In the current study normal diet containing 0.5% I3C was given in the preventive and treatment group. Eight weeks after the inoculation of tumor cells, the tumor volume was the smallest in I3C preventive treatment group, moderate in treatment group and the biggest in control group. Studies showed that I3C is unstable in acidic milieu such as gastric juice, thereby converting into several condensation products [36]. I3C exhibits biological activities such as anti-proliferative and pro-apoptotic against tumor or endothelial cells, but the effective concentrations of I3C used in those experiments were relatively high in vitro(>100 µM in most cases) [8], [37]–[40]. A previous study [41] detected I3C in tissues following the dosing of mice with 250 mg/kg I3C using an HPLC method. The maximum level of 28 µM I3C was observed at 15 min. Pharmacokinetic studies in mice and humans demonstrated that the concentration of I3C in plasma fell below the limit of detection within 1 h [42], [43]. The average amount of I3C in the mice in preventive and treatment group intake was close to 250 mg/kg. It indicated that the concentration of I3C in plasma was approximate 28 µM. In concentrations much less than 300 µM, I3C could inhibit the growth of xenograft tumor in those two groups. It means that I3C could inhibit the growth of tumor effectively in vivo. The possibility is that in vivo metabolites, are more active than I3C against nasopharyngeal carcinoma cells. Clinical studies have established that ingestion of 400 mg of I3C twice daily is well tolerated [44] http://www.sciencedirect.com/science/article/pii/S095528631200068X - bb0165. In the present study, mice were treated with I3C orally at a dosage of about 250 mg/kg per day, which is equivalent to a dose of 20.3 mg/kg in an average adult human[45]. This dose is within the range that has been used in clinical trials. Moreover, since the amount of inoculated nasopharyngeal carcinoma cells in this experiment was large (approximately 2×106), it was unlikely to be completely prevented by I3C. The initial number of tumor cells due to mutation in the human body was small and stable blood plasma concentrations of I3C could destroy the majority of mutated tumor cells, which might play an important role in the prevention of nasopharyngeal carcinoma tumor.

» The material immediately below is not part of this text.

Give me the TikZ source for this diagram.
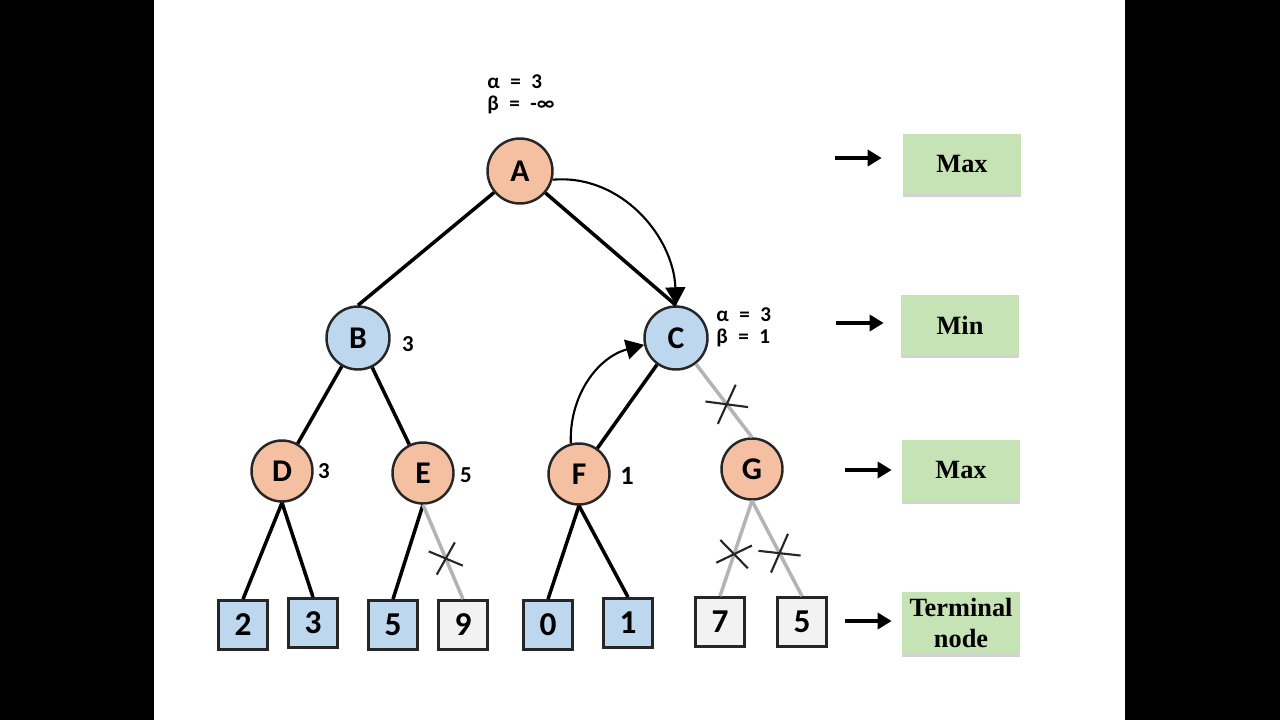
\documentclass[tikz,border=0pt]{standalone}
\usepackage{fontspec}
\setsansfont{Carlito}
\newfontfamily\boxfont{Liberation Serif}
\usetikzlibrary{arrows.meta,shapes.misc,shadows}
\definecolor{maxfill}{HTML}{F5C0A2}
\definecolor{minfill}{HTML}{BDD7EE}
\definecolor{leaffill}{HTML}{F2F2F2}
\definecolor{rowfill}{HTML}{C6E3B5}
\definecolor{cutgray}{HTML}{B4B4B4}
\tikzset{
  maxnode/.style={circle,draw=black!85,line width=1.4pt,fill=maxfill,minimum size=1.22cm,
    inner sep=0pt,font=\sffamily\bfseries\fontsize{18}{18}\selectfont},
  minnode/.style={maxnode,fill=minfill,minimum size=1.26cm},
  leaf/.style={rectangle,draw=black!85,line width=1.6pt,fill=minfill,minimum size=0.98cm,
    inner sep=0pt,font=\sffamily\bfseries\fontsize{19}{19}\selectfont},
  cutleaf/.style={leaf,fill=leaffill},
  val/.style={inner sep=0pt,font=\sffamily\bfseries\fontsize{13}{13}\selectfont},
  ab/.style={inner sep=0pt,align=left,font=\sffamily\bfseries\fontsize{12}{12.5}\selectfont},
  row/.style={rectangle,fill=rowfill,minimum width=2.36cm,minimum height=1.22cm,align=center,
    font=\boxfont\bfseries\fontsize{15}{18}\selectfont,
    drop shadow={shadow xshift=0pt,shadow yshift=-0.06cm,opacity=0.35}},
  cut/.style={cross out,draw=black!85,line width=1.2pt,inner sep=0pt},
  side/.style={line width=2.3pt,-{Triangle[length=0.28cm,width=0.32cm]}},
  curvearrow/.style={line width=1.2pt,-{Triangle[length=0.36cm,width=0.4cm]}}
}
\begin{document}
\begin{tikzpicture}[x=0.02cm,y=-0.02cm]
  \fill[black] (0,0) rectangle (1280,720);
  \fill[white] (154,0) rectangle (1125,720);
  \draw
    (520,171) node[maxnode,minimum size=1.3cm] (A){A}
    (358,338) node[minnode] (B){B}
    (676,338) node[minnode] (C){C}
    (282,471) node[maxnode] (D){D}
    (423,473) node[maxnode] (E){E}
    (579,474) node[maxnode] (F){F}
    (752,469) node[maxnode] (G){G};
  \draw
    (243,625) node[leaf] (l1){2}
    (313,623) node[leaf] (l2){3}
    (393,625) node[leaf] (l3){5}
    (463,625) node[cutleaf] (l4){9}
    (548,625) node[leaf] (l5){0}
    (628,623) node[leaf] (l6){1}
    (720,622) node[cutleaf] (l7){7}
    (802,622) node[cutleaf] (l8){5};
  \draw
    (487,94) node[ab,anchor=west] (abA){α\enspace=\enspace3\\β\enspace=\enspace-∞}
    (716,327) node[ab,anchor=west] (abC){α\enspace=\enspace3\\β\enspace=\enspace1}
    (408,344) node[val] (vB){3}
    (324,471) node[val] (vD){3}
    (466,475) node[val] (vE){5}
    (627,476) node[val,font=\sffamily\bfseries\fontsize{15}{15}\selectfont] (vF){1};
  \draw
    (962,164) node[row] (r1){Max}
    (960,325) node[row] (r2){Min}
    (961,470) node[row] (r3){Max}
    (961,623) node[row] (r4){Terminal\\node};
  \coordinate (s1) at (835,158);
  \coordinate (s2) at (836,323);
  \coordinate (s3) at (845,470);
  \coordinate (s4) at (845,621);
  \begin{scope}[line width=2pt]
    \draw (A) to (B.north);
    \draw (A) to (C.north);
    \draw (B) to (D);
    \draw (B) to (E);
    \draw (C) to (F);
    \draw (D.south) to (l1.north);
    \draw (D.south) to (l2.north);
    \draw (E.south) to (l3.north);
    \draw (F.south) to (l5.north);
    \draw (F.south) to (l6.north);
  \end{scope}
  \begin{scope}[line width=2pt,cutgray]
    \draw (C) to node[cut,pos=0.55,rotate=29,minimum width=0.65cm,minimum height=0.47cm]{} (G.north);
    \draw (E.south) to node[cut,pos=0.57,rotate=19,minimum width=0.51cm,minimum height=0.45cm]{} (l4.north);
    \draw (G.south) to node[cut,pos=0.56,rotate=-10,minimum width=0.6cm,minimum height=0.42cm]{} (l7.north);
    \draw (G.south) to node[cut,pos=0.55,rotate=30,minimum width=0.64cm,minimum height=0.46cm]{} (l8.north);
  \end{scope}
  \draw[curvearrow] (A.-15) to[out=5,in=92] (C.north);
  \draw[curvearrow] (F.105) to[out=92,in=195] (C.192);
  \draw[side,shorten >=0.42cm] (s1) -- (s1 -| r1.west);
  \draw[side,shorten >=0.34cm] (s2) -- (s2 -| r2.west);
  \draw[side,shorten >=0.2cm] (s3) -- (s3 -| r3.west);
  \draw[side,shorten >=0.2cm] (s4) -- (s4 -| r4.west);
\end{tikzpicture}
\end{document}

In summary, our study showed that I3C effectively inhibited nasopharyngeal carcinoma cell growth. As a natural ingredient, I3C caused little damage to normal cells and tissues, and was relatively safe to use. The results of animal experiments suggested that I3C had certain tumor preventive effect and inhibited the formation and development of tumors. In the future, we will focus on the therapeutic effect of I3C in recurrent nasopharyngeal carcinoma.